>>

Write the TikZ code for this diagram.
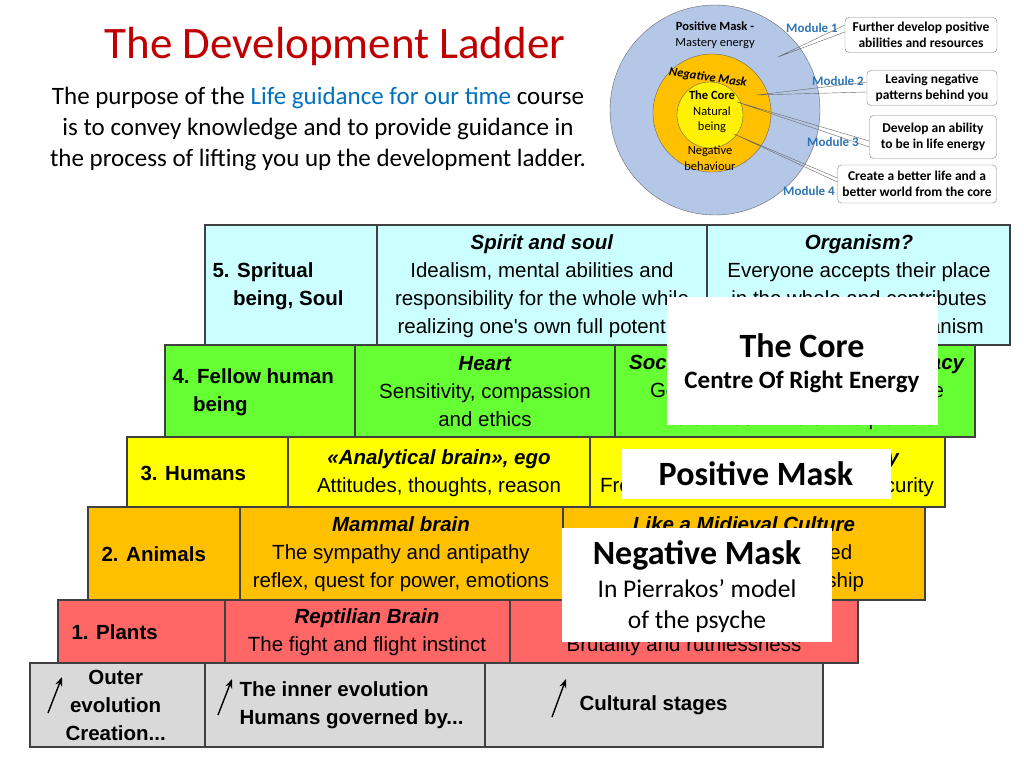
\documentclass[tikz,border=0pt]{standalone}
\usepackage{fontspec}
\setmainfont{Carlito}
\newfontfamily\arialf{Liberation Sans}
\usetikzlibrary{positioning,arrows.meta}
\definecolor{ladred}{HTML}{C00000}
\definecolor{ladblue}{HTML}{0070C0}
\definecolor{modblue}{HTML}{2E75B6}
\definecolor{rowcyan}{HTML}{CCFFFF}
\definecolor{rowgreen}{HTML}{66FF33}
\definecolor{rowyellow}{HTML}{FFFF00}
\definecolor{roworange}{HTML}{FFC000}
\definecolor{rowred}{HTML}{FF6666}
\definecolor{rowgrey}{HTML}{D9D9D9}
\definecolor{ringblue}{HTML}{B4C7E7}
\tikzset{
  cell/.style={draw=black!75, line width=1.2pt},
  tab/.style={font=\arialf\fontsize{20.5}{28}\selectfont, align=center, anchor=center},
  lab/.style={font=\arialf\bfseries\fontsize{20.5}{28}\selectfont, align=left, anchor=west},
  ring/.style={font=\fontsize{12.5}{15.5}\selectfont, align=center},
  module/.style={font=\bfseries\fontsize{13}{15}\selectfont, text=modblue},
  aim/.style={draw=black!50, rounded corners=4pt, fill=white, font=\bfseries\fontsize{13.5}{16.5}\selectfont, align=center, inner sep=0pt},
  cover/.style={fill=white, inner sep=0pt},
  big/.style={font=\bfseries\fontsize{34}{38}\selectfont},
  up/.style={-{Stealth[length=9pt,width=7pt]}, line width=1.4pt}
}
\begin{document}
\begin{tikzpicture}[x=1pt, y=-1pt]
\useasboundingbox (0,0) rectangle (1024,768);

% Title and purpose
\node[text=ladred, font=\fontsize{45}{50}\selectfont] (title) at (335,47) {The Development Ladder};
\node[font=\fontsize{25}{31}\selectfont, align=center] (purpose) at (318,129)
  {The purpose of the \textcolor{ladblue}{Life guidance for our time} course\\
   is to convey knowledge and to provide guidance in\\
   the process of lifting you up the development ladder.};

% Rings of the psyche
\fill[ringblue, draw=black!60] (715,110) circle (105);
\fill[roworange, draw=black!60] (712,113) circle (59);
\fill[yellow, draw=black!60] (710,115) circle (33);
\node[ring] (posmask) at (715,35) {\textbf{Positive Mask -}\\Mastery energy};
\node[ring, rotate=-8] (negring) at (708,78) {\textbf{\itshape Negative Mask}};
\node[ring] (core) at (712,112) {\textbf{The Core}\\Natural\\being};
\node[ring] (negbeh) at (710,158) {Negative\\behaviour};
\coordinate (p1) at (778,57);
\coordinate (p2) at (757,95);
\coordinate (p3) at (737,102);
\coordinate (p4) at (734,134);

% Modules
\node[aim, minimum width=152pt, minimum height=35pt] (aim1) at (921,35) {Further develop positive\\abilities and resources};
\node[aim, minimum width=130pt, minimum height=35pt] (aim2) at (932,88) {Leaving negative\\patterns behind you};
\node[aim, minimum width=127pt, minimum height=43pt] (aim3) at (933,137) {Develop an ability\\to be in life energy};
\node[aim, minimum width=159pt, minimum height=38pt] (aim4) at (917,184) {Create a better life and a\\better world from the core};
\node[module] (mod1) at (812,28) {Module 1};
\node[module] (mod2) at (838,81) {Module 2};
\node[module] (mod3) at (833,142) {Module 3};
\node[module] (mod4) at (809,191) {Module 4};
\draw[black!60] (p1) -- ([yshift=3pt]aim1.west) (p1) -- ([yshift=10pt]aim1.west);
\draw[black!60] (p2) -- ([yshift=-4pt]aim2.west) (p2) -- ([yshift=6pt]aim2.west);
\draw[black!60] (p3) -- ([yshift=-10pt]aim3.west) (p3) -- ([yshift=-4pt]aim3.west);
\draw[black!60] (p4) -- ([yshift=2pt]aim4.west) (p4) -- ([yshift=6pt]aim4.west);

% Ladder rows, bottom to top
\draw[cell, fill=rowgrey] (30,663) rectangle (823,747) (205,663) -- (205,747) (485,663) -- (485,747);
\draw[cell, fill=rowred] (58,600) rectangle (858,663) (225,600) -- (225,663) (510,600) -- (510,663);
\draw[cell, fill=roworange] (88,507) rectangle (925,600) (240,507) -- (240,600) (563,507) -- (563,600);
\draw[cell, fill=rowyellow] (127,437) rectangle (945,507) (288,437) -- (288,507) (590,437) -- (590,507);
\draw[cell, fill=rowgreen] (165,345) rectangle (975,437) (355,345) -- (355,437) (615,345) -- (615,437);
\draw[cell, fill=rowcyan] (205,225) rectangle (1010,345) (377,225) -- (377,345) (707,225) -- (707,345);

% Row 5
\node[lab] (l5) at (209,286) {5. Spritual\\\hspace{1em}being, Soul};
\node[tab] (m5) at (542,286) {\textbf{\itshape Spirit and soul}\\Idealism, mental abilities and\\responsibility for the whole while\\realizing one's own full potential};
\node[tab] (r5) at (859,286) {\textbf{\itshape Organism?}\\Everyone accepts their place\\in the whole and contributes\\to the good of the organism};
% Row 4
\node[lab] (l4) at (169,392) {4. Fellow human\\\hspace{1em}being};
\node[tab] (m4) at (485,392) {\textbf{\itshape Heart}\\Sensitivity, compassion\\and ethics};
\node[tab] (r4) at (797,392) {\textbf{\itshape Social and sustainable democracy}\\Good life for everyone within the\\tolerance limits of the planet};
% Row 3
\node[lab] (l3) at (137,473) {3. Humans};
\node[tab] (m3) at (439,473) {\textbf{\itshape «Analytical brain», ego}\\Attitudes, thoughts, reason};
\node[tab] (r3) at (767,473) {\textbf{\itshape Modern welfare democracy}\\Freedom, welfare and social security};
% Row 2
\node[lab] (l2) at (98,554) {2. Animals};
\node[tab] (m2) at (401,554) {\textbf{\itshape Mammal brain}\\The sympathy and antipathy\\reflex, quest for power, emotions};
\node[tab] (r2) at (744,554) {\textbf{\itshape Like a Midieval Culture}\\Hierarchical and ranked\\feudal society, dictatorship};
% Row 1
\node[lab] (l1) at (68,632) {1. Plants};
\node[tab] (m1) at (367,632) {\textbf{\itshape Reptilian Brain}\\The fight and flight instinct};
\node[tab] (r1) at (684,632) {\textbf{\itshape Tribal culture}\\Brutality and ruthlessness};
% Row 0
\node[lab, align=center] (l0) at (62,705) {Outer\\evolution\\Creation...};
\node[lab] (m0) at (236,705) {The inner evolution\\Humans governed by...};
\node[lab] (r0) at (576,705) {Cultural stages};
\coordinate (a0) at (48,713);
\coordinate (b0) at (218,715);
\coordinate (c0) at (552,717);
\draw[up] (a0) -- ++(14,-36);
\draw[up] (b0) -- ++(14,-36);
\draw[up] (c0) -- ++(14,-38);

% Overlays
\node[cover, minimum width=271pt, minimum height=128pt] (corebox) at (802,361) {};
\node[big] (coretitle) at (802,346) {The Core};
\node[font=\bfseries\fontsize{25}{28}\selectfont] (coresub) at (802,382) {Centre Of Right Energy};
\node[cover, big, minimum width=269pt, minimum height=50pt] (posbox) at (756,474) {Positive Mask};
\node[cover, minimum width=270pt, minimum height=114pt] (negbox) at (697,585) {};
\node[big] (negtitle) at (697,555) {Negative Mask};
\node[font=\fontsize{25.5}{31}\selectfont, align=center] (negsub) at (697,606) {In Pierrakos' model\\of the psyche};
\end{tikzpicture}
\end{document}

<<

● EXERCISE OBJECTIVE
Starting with the first line of the data above and ending with the line containing "(0,0) rectangle (1024,768);", please restate every line exactly, leaving images out.

● ANSWER TO THE EXERCISE
Write the TikZ code for this diagram.
\documentclass[tikz,border=0pt]{standalone}
\usepackage{fontspec}
\setmainfont{Carlito}
\newfontfamily\arialf{Liberation Sans}
\usetikzlibrary{positioning,arrows.meta}
\definecolor{ladred}{HTML}{C00000}
\definecolor{ladblue}{HTML}{0070C0}
\definecolor{modblue}{HTML}{2E75B6}
\definecolor{rowcyan}{HTML}{CCFFFF}
\definecolor{rowgreen}{HTML}{66FF33}
\definecolor{rowyellow}{HTML}{FFFF00}
\definecolor{roworange}{HTML}{FFC000}
\definecolor{rowred}{HTML}{FF6666}
\definecolor{rowgrey}{HTML}{D9D9D9}
\definecolor{ringblue}{HTML}{B4C7E7}
\tikzset{
  cell/.style={draw=black!75, line width=1.2pt},
  tab/.style={font=\arialf\fontsize{20.5}{28}\selectfont, align=center, anchor=center},
  lab/.style={font=\arialf\bfseries\fontsize{20.5}{28}\selectfont, align=left, anchor=west},
  ring/.style={font=\fontsize{12.5}{15.5}\selectfont, align=center},
  module/.style={font=\bfseries\fontsize{13}{15}\selectfont, text=modblue},
  aim/.style={draw=black!50, rounded corners=4pt, fill=white, font=\bfseries\fontsize{13.5}{16.5}\selectfont, align=center, inner sep=0pt},
  cover/.style={fill=white, inner sep=0pt},
  big/.style={font=\bfseries\fontsize{34}{38}\selectfont},
  up/.style={-{Stealth[length=9pt,width=7pt]}, line width=1.4pt}
}
\begin{document}
\begin{tikzpicture}[x=1pt, y=-1pt]
\useasboundingbox (0,0) rectangle (1024,768);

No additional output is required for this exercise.